佐古 まずは今回の厳しい結果から、良いところと悪いところをしっかり認識することです。2試合目の後半は良いリズム、我々本来のリズムでプレーできました。これを1試合通してできるようにならなければ。選手も今回のビデオをしっかりと見て、ゲーム中に何が起きたのかを認識しなければいけません。悔しい試合を振り返るのは辛いことかもしれませんが、自分たちの成長のためには必要な作業です。下を向いている時間はありませんから、今回得た課題を解決していかなければいけない、と選手たちには伝えました。

親友のリドリーが長期離脱となったことで、これまで以上の活躍が期待されるラマート。

辛い時期に自分たちをひたすら信じて努力を続けること

──今回の連敗を受けて、チームでの方針変更などはありますか?

佐古 いえ、我々がやってきたことは間違っていないと思っていますから、チーム方針の方向転換はありません。それは選手たちに話しました。動きのタイミングとか、やっていることの精度をもっと高めることに専念するのが大事だと思っています。一番マズイのは、来週以降にこの気持ちを引きずってしまうこと。次回の試合までに課題をできるだけ修正するかどうかがポイントになるでしょう。

──この気持ちはどう切り替えますか?

佐古 2連敗は確かにキツいです。でも、あくまでリーグ戦60数試合の内のたったの2試合なんです。 今回の敗戦から得たものを自分たちの糧とするよう頑張っていけば、必ずシーズン終盤には素晴らしいチームになれる。だから、必要以上に自信を失う必要はありません。長いシーズン、山あり谷ありの人の一生と同じように、辛い時期というのは必ずあります。一番大事なのは、そういった辛い時機に自分たちをひたすら信じて努力を続けること。頑張るしかないんです。 

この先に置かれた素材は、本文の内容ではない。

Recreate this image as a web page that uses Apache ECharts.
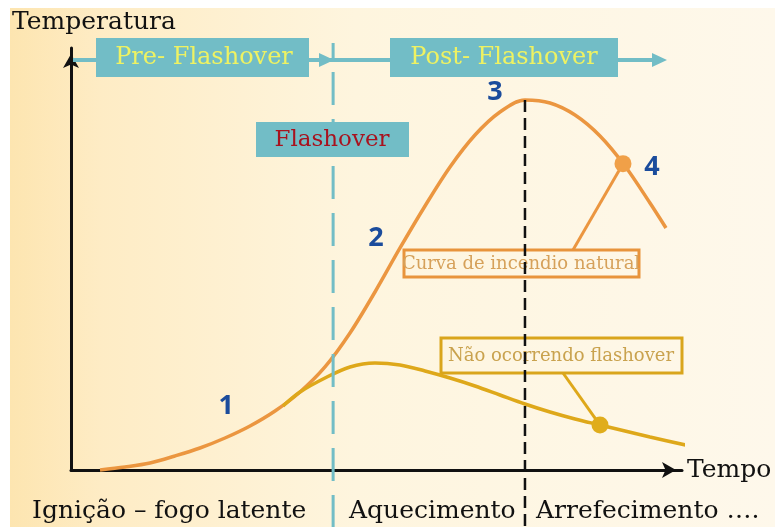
<!DOCTYPE html>
<html>
<head>
<meta charset="utf-8">
<script src="https://cdn.jsdelivr.net/npm/echarts@6/dist/echarts.min.js"></script>
<style>
  html, body { margin: 0; padding: 0; background: #fff; }
  #main { width: 775px; height: 527px; }
</style>
</head>
<body>
<div id="main"></div>
<script>
// time and temperature in relative units (0 - 100)
var naturalFireTime = [4.75, 8.84, 12.93, 17.02, 21.11, 25.2, 29.3, 33.39, 37.48, 41.57, 45.66, 49.75, 53.85, 57.94, 62.03, 66.12, 70.21, 74.3, 78.4, 82.49, 86.58, 90.67, 94.76, 97.38];
var naturalFireTemp = [0, 0.71, 1.66, 3.32, 5.21, 7.58, 10.43, 13.98, 18.48, 24.41, 32.46, 42.18, 52.61, 62.56, 71.8, 79.38, 84.83, 87.68, 86.97, 84.12, 79.15, 72.04, 63.27, 57.35];
var noFlashoverTime = [34.7, 37.48, 41.57, 45.66, 49.75, 53.85, 57.94, 62.03, 66.12, 70.21, 74.3, 78.4, 82.49, 86.58, 90.67, 94.76, 101.31];
var noFlashoverTemp = [15.17, 18.48, 21.8, 24.41, 25.36, 24.88, 23.46, 21.8, 19.91, 17.77, 15.64, 13.74, 12.09, 10.66, 9.24, 7.82, 5.69];

var flashoverTime = 42.9;
var peakTime = 74.3;
var peakTemp = 87.68;
var naturalDot = [90.34, 72.6];
var noFlashoverDot = [86.58, 10.66];

var stageNames = ['1', '2', '3', '4'];
var stageTime = [25.4, 49.9, 69.4, 95.1];
var stageTemp = [15.2, 55.0, 89.6, 71.8];

var phaseLabels = ['Ignição – fogo latente', 'Aquecimento', 'Arrefecimento ….'];

function pairs(xs, ys) {
  return xs.map(function (x, i) { return [x, ys[i]]; });
}

var serif = '"DejaVu Serif", "Liberation Serif", serif';

var option = {
  animation: false,
  backgroundColor: '#fff',
  grid: { left: 71, right: 93, top: 48, bottom: 57 },
  xAxis: {
    type: 'value',
    min: 0,
    max: 100,
    name: 'Tempo',
    nameLocation: 'end',
    nameGap: 5,
    nameTextStyle: { color: '#111', fontFamily: serif, fontSize: 25 },
    axisLine: {
      lineStyle: { color: '#111', width: 3 },
      symbol: ['none', 'arrow'],
      symbolSize: [12, 14],
      symbolOffset: [0, -6]
    },
    axisTick: { show: false },
    axisLabel: { show: false },
    splitLine: { show: false }
  },
  yAxis: {
    type: 'value',
    min: 0,
    max: 100,
    axisLine: {
      show: true,
      lineStyle: { color: '#111', width: 3 },
      symbol: ['none', 'arrow'],
      symbolSize: [12, 14],
      symbolOffset: [0, -6]
    },
    axisTick: { show: false },
    axisLabel: { show: false },
    splitLine: { show: false }
  },
  series: [
    {
      name: 'Curva de incendio natural',
      type: 'line',
      data: pairs(naturalFireTime, naturalFireTemp),
      smooth: 0.33,
      showSymbol: false,
      clip: false,
      lineStyle: { color: '#eb9640', width: 3.5 },
      z: 3
    },
    {
      name: 'Não ocorrendo flashover',
      type: 'line',
      data: pairs(noFlashoverTime, noFlashoverTemp),
      smooth: 0.33,
      showSymbol: false,
      clip: false,
      lineStyle: { color: '#dea81a', width: 3.5 },
      z: 4
    },
    {
      type: 'scatter',
      data: [
        { value: naturalDot, itemStyle: { color: '#f0a048', opacity: 1 } },
        { value: noFlashoverDot, itemStyle: { color: '#e0ad1c', opacity: 1 } }
      ],
      symbolSize: 17,
      z: 6
    },
    {
      type: 'scatter',
      data: stageNames.map(function (n, i) { return { name: n, value: [stageTime[i], stageTemp[i]] }; }),
      symbolSize: 1,
      itemStyle: { color: 'rgba(0,0,0,0)', opacity: 1 },
      label: {
        show: true,
        position: 'inside',
        formatter: '{b}',
        color: '#1b4c9c',
        fontFamily: '"Noto Sans", sans-serif',
        fontWeight: 'bold',
        fontSize: 27
      },
      z: 6
    }
  ]
};

var chart = echarts.init(document.getElementById('main'));
chart.setOption(option);

function px(t, v) { return chart.convertToPixel({ gridIndex: 0 }, [t, v]); }
var fx = px(flashoverTime, 0)[0];
var pk = px(peakTime, peakTemp);
var nd = px(naturalDot[0], naturalDot[1]);
var yd = px(noFlashoverDot[0], noFlashoverDot[1]);

var teal = '#72bdc6';

chart.setOption({
  graphic: { elements: [
    // background
    { type: 'rect', z: -100, silent: true,
      shape: { x: 10, y: 8, width: 765, height: 519 },
      style: { fill: { type: 'linear', x: 0, y: 0, x2: 1, y2: 0, colorStops: [
        { offset: 0, color: '#fde5b0' }, { offset: 0.12, color: '#feecc5' },
        { offset: 0.45, color: '#fef5de' }, { offset: 1, color: '#fef8eb' }] } } },
    { type: 'text', style: { text: 'Temperatura', x: 12, y: 22, fill: '#111', font: '25px ' + serif, textVerticalAlign: 'middle' } },

    // flashover divider and peak divider
    { type: 'line', z: 5, shape: { x1: fx, y1: 43, x2: fx, y2: 527 },
      style: { stroke: teal, lineWidth: 3, lineDash: [33, 14], lineDashOffset: 18 } },
    { type: 'line', z: 5, shape: { x1: pk[0], y1: pk[1], x2: pk[0], y2: 527 },
      style: { stroke: '#111', lineWidth: 2.5, lineDash: [12, 6] } },

    // phase arrows
    { type: 'line', z: 6, shape: { x1: 73, y1: 60, x2: 96, y2: 60 }, style: { stroke: teal, lineWidth: 4 } },
    { type: 'line', z: 6, shape: { x1: 309, y1: 60, x2: 390, y2: 60 }, style: { stroke: teal, lineWidth: 4 } },
    { type: 'polygon', z: 6, shape: { points: [[319, 53], [334, 60], [319, 67]] }, style: { fill: teal } },
    { type: 'line', z: 6, shape: { x1: 618, y1: 60, x2: 656, y2: 60 }, style: { stroke: teal, lineWidth: 4 } },
    { type: 'polygon', z: 6, shape: { points: [[652, 53], [667, 60], [652, 67]] }, style: { fill: teal } },

    { type: 'rect', z: 7, shape: { x: 96, y: 38, width: 213, height: 39 }, style: { fill: teal } },
    { type: 'text', z: 8, style: { text: 'Pre- Flashover', x: 204, y: 58, fill: '#eef262', font: '24px ' + serif, textAlign: 'center', textVerticalAlign: 'middle' } },
    { type: 'rect', z: 7, shape: { x: 390, y: 38, width: 228, height: 39 }, style: { fill: teal } },
    { type: 'text', z: 8, style: { text: 'Post- Flashover', x: 504, y: 58, fill: '#eef262', font: '24px ' + serif, textAlign: 'center', textVerticalAlign: 'middle' } },
    { type: 'rect', z: 7, shape: { x: 256, y: 122, width: 153, height: 35 }, style: { fill: teal } },
    { type: 'text', z: 8, style: { text: 'Flashover', x: 332, y: 140, fill: '#a8121e', font: '23px ' + serif, textAlign: 'center', textVerticalAlign: 'middle' } },

    // curve callouts
    { type: 'line', z: 4, shape: { x1: 573, y1: 250, x2: nd[0], y2: nd[1] }, style: { stroke: '#eb9640', lineWidth: 3 } },
    { type: 'rect', z: 4, shape: { x: 404, y: 250, width: 235, height: 27 }, style: { fill: 'none', stroke: '#e8943c', lineWidth: 3 } },
    { type: 'text', z: 4, style: { text: 'Curva de incendio natural', x: 521, y: 264, fill: '#d6a15a', font: '18px ' + serif, textAlign: 'center', textVerticalAlign: 'middle' } },
    { type: 'line', z: 4, shape: { x1: 563, y1: 373, x2: yd[0], y2: yd[1] }, style: { stroke: '#dea81a', lineWidth: 3 } },
    { type: 'rect', z: 4, shape: { x: 441, y: 338, width: 241, height: 35 }, style: { fill: 'none', stroke: '#d9a51c', lineWidth: 3 } },
    { type: 'text', z: 4, style: { text: 'Não ocorrendo flashover', x: 561, y: 356, fill: '#c9a24e', font: '18px ' + serif, textAlign: 'center', textVerticalAlign: 'middle' } },

    // phase names under the time axis
    { type: 'text', style: { text: phaseLabels[0], x: 32, y: 511, fill: '#111', font: '25px ' + serif, textVerticalAlign: 'middle' } },
    { type: 'text', style: { text: phaseLabels[1], x: 349, y: 511, fill: '#111', font: '25px ' + serif, textVerticalAlign: 'middle' } },
    { type: 'text', style: { text: phaseLabels[2], x: 536, y: 511, fill: '#111', font: '25px ' + serif, textVerticalAlign: 'middle' } }
  ] }
});
</script>
</body>
</html>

──試合中、選手の間でもかなりフラストレーションを溜めているシーンが見られました。

佐古 チームメートに対して、誹謗中傷とまではいかないけど、ネガティブなメッセージを伝える場面が起きかけました。私が選手に言ったのは、「そういったのは練習でやりなさい」と。練習中に解決できていないことを、試合中にフラストレーションが溜まっているからといって、言い訳を見つけるように相手のせいにするのは間違っている、と伝えました。全員が頑張っているけど物事がうまくいかない時に発生しがちです。ハードワークしている選手の気持ちも理解できます。ですが、試合がうまく行かない理由が特定の選手にあるわけではない。チームで戦うわけだから、そこは違うよ、と。誰一人としてサボっている選手はいないんです。フラストレーションがあったとしても、そのエネルギーの矛先は違う方向に向けられるべきです。

──島根に連敗し、もう一つのライバルである熊本ヴォルターズが単独首位に立ちました。これからどう巻き返していきますか。

佐古 今回、ベストに近い内容の島根さんと試合ができたのはとても良いことだったと思っています。我々にとって大きな課題がいくつも出てきました。ですから、もっともっとチームとして強くなるために、チームメート、スタッフ、そして自分自身を信じて日々努力を続けていきます。我々はシーズン終盤までには最高の仲間と最高のチームを作り上げます。島根とはまだレギュラーシーズンで2試合残っていますから、我々は今の状況から這い上がり、次は島根の胸を借りる気持ちで必ず借りを返したい。『必ず』です(笑)。

佐古ヘッドコーチは、苦しい時こそチーム一丸となること、自分たちを信じて努力することの重要性を説いた。